» TASK REQUIREMENTS: Set down the data below from its first line to the line holding "const pqqAFG_A = [79.3, 10.6, 0.3];", inclusive; omit all pictures.

» DATA BLOCK:
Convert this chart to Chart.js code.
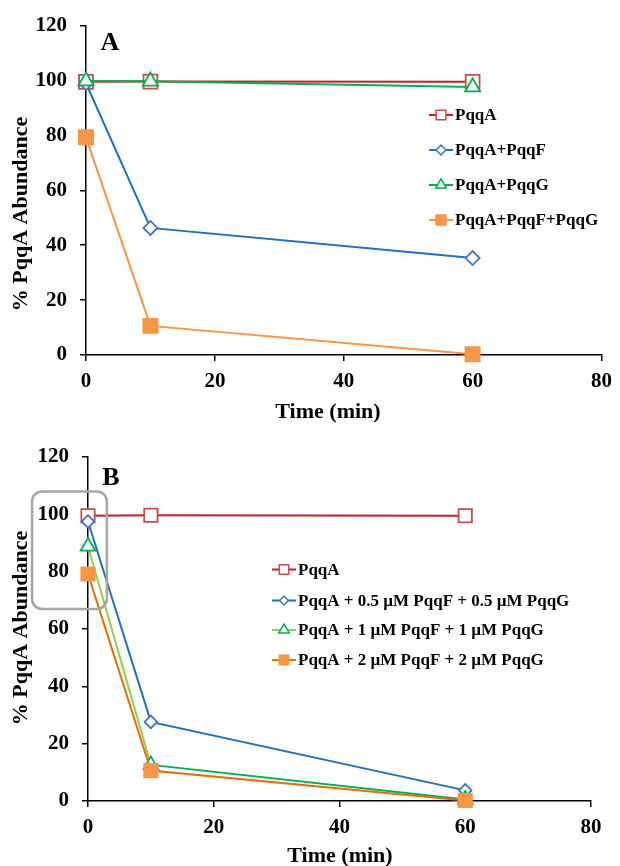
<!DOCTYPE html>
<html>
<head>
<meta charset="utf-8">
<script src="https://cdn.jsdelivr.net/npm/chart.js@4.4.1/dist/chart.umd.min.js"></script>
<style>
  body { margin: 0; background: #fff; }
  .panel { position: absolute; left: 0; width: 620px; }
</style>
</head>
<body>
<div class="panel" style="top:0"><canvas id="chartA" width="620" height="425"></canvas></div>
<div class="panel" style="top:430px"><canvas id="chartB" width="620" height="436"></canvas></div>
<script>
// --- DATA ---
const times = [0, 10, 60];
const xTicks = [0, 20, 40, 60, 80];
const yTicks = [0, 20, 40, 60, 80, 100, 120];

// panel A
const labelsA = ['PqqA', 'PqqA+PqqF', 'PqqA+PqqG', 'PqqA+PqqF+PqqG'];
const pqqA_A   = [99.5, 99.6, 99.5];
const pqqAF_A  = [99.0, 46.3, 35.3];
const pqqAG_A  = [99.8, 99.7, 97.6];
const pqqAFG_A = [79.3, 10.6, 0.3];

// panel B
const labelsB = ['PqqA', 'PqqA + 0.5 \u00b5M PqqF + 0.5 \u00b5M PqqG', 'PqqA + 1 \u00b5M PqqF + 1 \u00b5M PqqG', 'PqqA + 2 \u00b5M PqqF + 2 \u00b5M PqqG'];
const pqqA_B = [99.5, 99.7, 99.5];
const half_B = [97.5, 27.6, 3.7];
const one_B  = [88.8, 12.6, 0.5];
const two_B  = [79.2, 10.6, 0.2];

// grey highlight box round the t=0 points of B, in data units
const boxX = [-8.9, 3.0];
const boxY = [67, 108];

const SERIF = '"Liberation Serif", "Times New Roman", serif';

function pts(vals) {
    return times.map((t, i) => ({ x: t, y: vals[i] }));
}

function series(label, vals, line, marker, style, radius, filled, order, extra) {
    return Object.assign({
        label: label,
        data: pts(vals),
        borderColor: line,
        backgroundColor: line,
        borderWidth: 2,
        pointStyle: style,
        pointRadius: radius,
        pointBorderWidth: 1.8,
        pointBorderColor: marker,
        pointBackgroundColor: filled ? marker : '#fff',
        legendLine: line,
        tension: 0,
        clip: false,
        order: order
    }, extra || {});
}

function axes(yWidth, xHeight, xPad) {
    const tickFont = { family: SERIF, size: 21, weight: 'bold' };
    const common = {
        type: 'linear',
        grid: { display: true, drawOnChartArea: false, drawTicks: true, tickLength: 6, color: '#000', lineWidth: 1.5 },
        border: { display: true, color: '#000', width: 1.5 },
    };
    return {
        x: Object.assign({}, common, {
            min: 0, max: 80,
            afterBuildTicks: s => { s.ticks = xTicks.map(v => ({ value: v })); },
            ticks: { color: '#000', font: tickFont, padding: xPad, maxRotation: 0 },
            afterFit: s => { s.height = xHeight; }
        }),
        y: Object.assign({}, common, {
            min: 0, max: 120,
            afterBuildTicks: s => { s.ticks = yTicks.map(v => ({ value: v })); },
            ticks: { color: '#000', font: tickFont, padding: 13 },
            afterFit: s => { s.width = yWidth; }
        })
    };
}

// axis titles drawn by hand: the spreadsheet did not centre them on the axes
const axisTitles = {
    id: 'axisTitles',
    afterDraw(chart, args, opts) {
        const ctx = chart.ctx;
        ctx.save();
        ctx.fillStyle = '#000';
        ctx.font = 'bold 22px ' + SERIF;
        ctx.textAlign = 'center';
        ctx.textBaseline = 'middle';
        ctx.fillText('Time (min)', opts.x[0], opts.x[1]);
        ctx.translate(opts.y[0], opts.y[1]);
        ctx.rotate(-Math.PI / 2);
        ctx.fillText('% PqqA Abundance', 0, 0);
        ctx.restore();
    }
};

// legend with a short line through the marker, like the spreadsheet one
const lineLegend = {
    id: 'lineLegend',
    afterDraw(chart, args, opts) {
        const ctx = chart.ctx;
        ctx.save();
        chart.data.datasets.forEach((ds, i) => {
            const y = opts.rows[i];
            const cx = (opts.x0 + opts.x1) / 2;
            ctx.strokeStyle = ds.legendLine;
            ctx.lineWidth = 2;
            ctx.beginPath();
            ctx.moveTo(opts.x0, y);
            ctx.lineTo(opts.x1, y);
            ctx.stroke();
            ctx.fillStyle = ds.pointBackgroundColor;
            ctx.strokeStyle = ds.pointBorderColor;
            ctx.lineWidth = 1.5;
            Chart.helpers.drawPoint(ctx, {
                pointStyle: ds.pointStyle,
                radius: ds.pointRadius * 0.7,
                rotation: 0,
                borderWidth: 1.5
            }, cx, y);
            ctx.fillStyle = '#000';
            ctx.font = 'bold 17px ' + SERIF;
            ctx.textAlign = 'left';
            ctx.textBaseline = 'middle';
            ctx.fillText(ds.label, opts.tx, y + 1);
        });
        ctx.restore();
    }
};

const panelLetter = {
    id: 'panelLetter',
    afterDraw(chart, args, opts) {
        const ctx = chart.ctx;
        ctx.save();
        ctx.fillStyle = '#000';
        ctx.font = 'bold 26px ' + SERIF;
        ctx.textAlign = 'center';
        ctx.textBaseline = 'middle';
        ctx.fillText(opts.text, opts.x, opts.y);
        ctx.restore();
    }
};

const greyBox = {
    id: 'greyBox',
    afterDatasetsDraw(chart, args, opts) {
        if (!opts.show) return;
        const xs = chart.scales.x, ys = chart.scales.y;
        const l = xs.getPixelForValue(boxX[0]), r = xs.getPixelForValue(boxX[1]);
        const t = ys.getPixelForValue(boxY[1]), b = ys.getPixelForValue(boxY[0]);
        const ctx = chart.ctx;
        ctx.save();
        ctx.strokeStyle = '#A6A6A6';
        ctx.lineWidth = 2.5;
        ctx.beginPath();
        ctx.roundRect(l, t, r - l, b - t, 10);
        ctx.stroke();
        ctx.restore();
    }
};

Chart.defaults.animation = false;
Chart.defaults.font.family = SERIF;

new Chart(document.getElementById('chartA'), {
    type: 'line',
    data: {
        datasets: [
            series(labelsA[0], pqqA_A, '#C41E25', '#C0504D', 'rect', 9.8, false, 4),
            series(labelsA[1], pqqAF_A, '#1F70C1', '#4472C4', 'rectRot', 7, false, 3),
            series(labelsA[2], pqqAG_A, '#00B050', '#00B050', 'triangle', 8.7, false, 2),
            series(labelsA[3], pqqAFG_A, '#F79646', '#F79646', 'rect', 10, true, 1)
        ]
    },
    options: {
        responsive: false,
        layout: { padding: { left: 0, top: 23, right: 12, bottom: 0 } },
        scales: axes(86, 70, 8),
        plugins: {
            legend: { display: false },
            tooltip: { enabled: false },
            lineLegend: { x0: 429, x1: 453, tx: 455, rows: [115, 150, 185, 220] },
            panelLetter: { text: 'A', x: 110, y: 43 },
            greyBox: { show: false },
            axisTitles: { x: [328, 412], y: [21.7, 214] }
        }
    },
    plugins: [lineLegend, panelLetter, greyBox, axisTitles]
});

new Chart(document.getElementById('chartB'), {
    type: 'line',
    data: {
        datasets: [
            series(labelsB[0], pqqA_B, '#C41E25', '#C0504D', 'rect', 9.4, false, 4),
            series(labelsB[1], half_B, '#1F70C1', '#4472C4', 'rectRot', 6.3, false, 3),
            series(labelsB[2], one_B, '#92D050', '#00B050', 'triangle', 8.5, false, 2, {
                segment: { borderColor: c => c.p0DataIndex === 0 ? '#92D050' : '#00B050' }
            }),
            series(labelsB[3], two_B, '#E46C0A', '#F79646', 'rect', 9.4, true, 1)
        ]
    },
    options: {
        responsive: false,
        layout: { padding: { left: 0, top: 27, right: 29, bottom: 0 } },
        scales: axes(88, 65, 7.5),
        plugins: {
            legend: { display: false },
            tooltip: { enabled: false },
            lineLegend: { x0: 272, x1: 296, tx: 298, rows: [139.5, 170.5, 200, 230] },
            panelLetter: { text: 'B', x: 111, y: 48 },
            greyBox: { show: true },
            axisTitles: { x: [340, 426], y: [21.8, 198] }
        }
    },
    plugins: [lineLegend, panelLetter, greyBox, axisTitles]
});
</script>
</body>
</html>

» OUTPUT BELOW:
Convert this chart to Chart.js code.
<!DOCTYPE html>
<html>
<head>
<meta charset="utf-8">
<script src="https://cdn.jsdelivr.net/npm/chart.js@4.4.1/dist/chart.umd.min.js"></script>
<style>
  body { margin: 0; background: #fff; }
  .panel { position: absolute; left: 0; width: 620px; }
</style>
</head>
<body>
<div class="panel" style="top:0"><canvas id="chartA" width="620" height="425"></canvas></div>
<div class="panel" style="top:430px"><canvas id="chartB" width="620" height="436"></canvas></div>
<script>
// --- DATA ---
const times = [0, 10, 60];
const xTicks = [0, 20, 40, 60, 80];
const yTicks = [0, 20, 40, 60, 80, 100, 120];

// panel A
const labelsA = ['PqqA', 'PqqA+PqqF', 'PqqA+PqqG', 'PqqA+PqqF+PqqG'];
const pqqA_A   = [99.5, 99.6, 99.5];
const pqqAF_A  = [99.0, 46.3, 35.3];
const pqqAG_A  = [99.8, 99.7, 97.6];
const pqqAFG_A = [79.3, 10.6, 0.3];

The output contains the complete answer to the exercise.